Recently Mike Shinabery, education specialist at the New Mexico Museum of Space History, contacted me for comments about an article he was writing about the Mogul Balloon controversy related to the 1947 Roswell Incident. His article was published in the Alamogordo Daily News newspaper on Sunday, August 30, 2009, and is shown here in its entirety.
“Of the several dozen ‘Project Mogul’ balloon flights from 1947-1950 – with a majority of them launched from the Tularosa Basin – three lifted aloft this week in 1948.”

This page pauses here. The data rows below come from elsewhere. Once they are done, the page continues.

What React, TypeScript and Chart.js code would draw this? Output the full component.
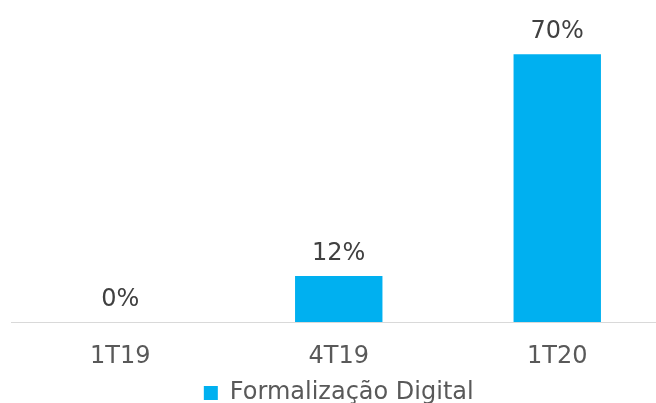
import React, { useEffect, useRef } from "react";
import { Chart, registerables } from "chart.js";

Chart.register(...registerables);

const categories = ["1T19", "4T19", "1T20"];
const seriesName = "Formalização Digital";
const values = [0, 12, 70];

const FONT = "'DejaVu Sans', Verdana, sans-serif";

const labelPlugin = {
  id: "barLabels",
  afterDatasetsDraw(chart: any) {
    const ctx = chart.ctx;
    const meta = chart.getDatasetMeta(0);
    ctx.save();
    ctx.font = `24px ${FONT}`;
    ctx.fillStyle = "#404040";
    ctx.textAlign = "center";
    ctx.textBaseline = "alphabetic";
    meta.data.forEach((bar: any, i: number) => {
      ctx.fillText(`${values[i]}%`, bar.x, bar.y - 16);
    });
    ctx.restore();
  },
};

export default function App() {
  const ref = useRef<HTMLCanvasElement | null>(null);
  useEffect(() => {
    document.body.style.overflow = "hidden";
    const chart = new Chart(ref.current!, {
      type: "bar",
      data: {
        labels: categories,
        datasets: [
          {
            label: seriesName,
            data: values,
            backgroundColor: "#00B0F0",
            barPercentage: 0.4,
            categoryPercentage: 1,
          },
        ],
      },
      options: {
        animation: false,
        responsive: false,
        layout: { padding: { left: 11, right: 13.5, top: 16, bottom: 5 } },
        scales: {
          x: {
            grid: { display: false },
            border: { display: true, color: "#d9d9d9", width: 1 },
            ticks: { color: "#595959", font: { family: FONT, size: 24 }, padding: 12.5 },
            afterFit: (scale: any) => {
              scale.height = 43;
            },
          },
          y: { display: false, min: 0, max: 80 },
        },
        plugins: {
          legend: {
            position: "bottom",
            labels: {
              color: "#595959",
              font: { family: FONT, size: 24 },
              boxWidth: 14,
              boxHeight: 14,
              padding: 16,
            },
          },
          tooltip: { enabled: false },
        },
      },
      plugins: [labelPlugin],
    });
    return () => chart.destroy();
  }, []);
  return (
    <div style={{ position: "absolute", left: 0, top: 0, width: 680, height: 420 }}>
      <canvas ref={ref} width={680} height={420} style={{ width: 680, height: 420 }} />
    </div>
  );
}
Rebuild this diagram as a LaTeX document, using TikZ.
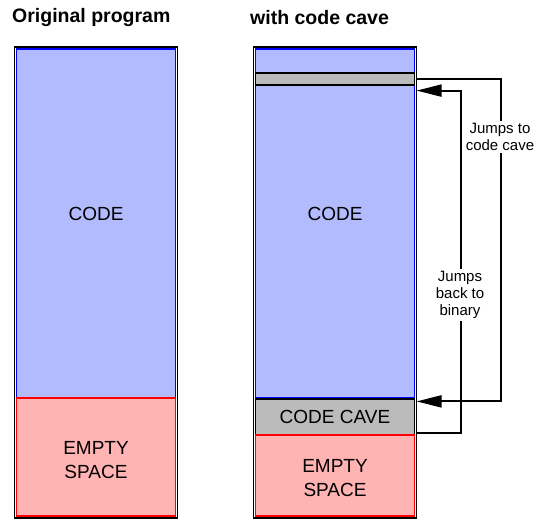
\documentclass[tikz,border=0pt]{standalone}
\usepackage{fontspec}
\setmainfont{Liberation Sans}
\usetikzlibrary{arrows.meta}
\definecolor{codefill}{RGB}{179,187,255}
\definecolor{emptyfill}{RGB}{255,179,179}
\definecolor{cavefill}{RGB}{187,187,187}
\tikzset{
  seg/.style={rectangle, minimum width=159pt, inner sep=0pt, line width=1.2pt},
  outline/.style={draw=black, line width=1.8pt},
  txt/.style={inner sep=0pt, align=center, font=\fontsize{19}{24}\selectfont},
  title/.style={inner sep=0pt, anchor=west, font=\fontsize{19.5}{23}\selectfont\bfseries},
  jlabel/.style={fill=white, inner sep=2pt, align=center, font=\fontsize{15}{17}\selectfont},
  jump/.style={line width=2pt, -{Triangle[length=25pt,width=12pt]}}
}
\begin{document}
\begin{tikzpicture}[x=1pt,y=-1pt]
  \useasboundingbox (0,0) rectangle (542,519);
  \node[title] (orig) at (12,18) {Original program};
  \node[title] (withcave) at (250,18) {with code cave};

  \node[seg, fill=codefill, draw=blue, minimum height=349pt] (code1) at (96,223.5) {};
  \node[seg, fill=emptyfill, draw=red, minimum height=118pt] (empty1) at (96,457) {};
  \draw[outline] ([shift={(-1.4,-1.4)}]code1.north west) rectangle ([shift={(1.4,1.4)}]empty1.south east);
  \node[txt] (codetxt1) at (96,214) {CODE};
  \node[txt] (emptytxt1) at (96,460) {EMPTY\\SPACE};

  \node[seg, fill=codefill, draw=blue, minimum height=349pt] (code2) at (335,223.5) {};
  \node[seg, fill=cavefill, draw=black, minimum height=12pt] (jmpbar) at (335,79) {};
  \node[seg, fill=cavefill, draw=black, minimum height=36pt] (cave) at (335,417) {};
  \node[seg, fill=emptyfill, draw=red, minimum height=81pt] (empty2) at (335,475.5) {};
  \draw[outline] ([shift={(-1.4,-1.4)}]code2.north west) rectangle ([shift={(1.4,1.4)}]empty2.south east);
  \node[txt] (codetxt2) at (335,214) {CODE};
  \node[txt] (cavetxt) at (cave) {CODE CAVE};
  \node[txt] (emptytxt2) at (335,478) {EMPTY\\SPACE};

  \coordinate (tocave) at ([shift={(1.5,3)}]cave.north east);
  \coordinate (tobin) at ([shift={(1.5,5)}]jmpbar.south east);
  \draw[jump] ([xshift=1.5pt]jmpbar.east) -- ++(84,0) |- (tocave);
  \draw[jump] ([shift={(1.5,-3)}]cave.south east) -- ++(44,0) |- (tobin);
  \node[jlabel] (lblto) at (500,137) {Jumps to\\code cave};
  \node[jlabel] (lblback) at (460,295) {Jumps\\back to\\binary};
\end{tikzpicture}
\end{document}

One launched Aug. 31 and tested an automatic ballast valve, then landed at Fort Stockton, Texas. A Sept. 1 flight was recovered at Neuvas Casas Grandes,

Chihuahua, Mexico, and a Sept. 3 flight-tested a neoprene coated nylon balloon that touched down at Villa Ahumada, Chihuahua.

The Roswell Report: Case Closed” (USAF/1997) reported Mogul had military and scientific purposes, but the foremost was listening for launches of Soviet nuclear weapons and ballistic missiles. A monograph, “Cold War Balloon Flights 1945-1965” (on the Web site vectorsite.net), said microphones attached to the balloons listened for “sound waves.”

Mogul sought to “maintain America’s technological superiority, especially with respect to guarding against … a devastating surprise attack” the Soviet Union might launch, said “The Roswell Report” Fact vs. Fiction in the New Mexico Desert” (USAF/1994).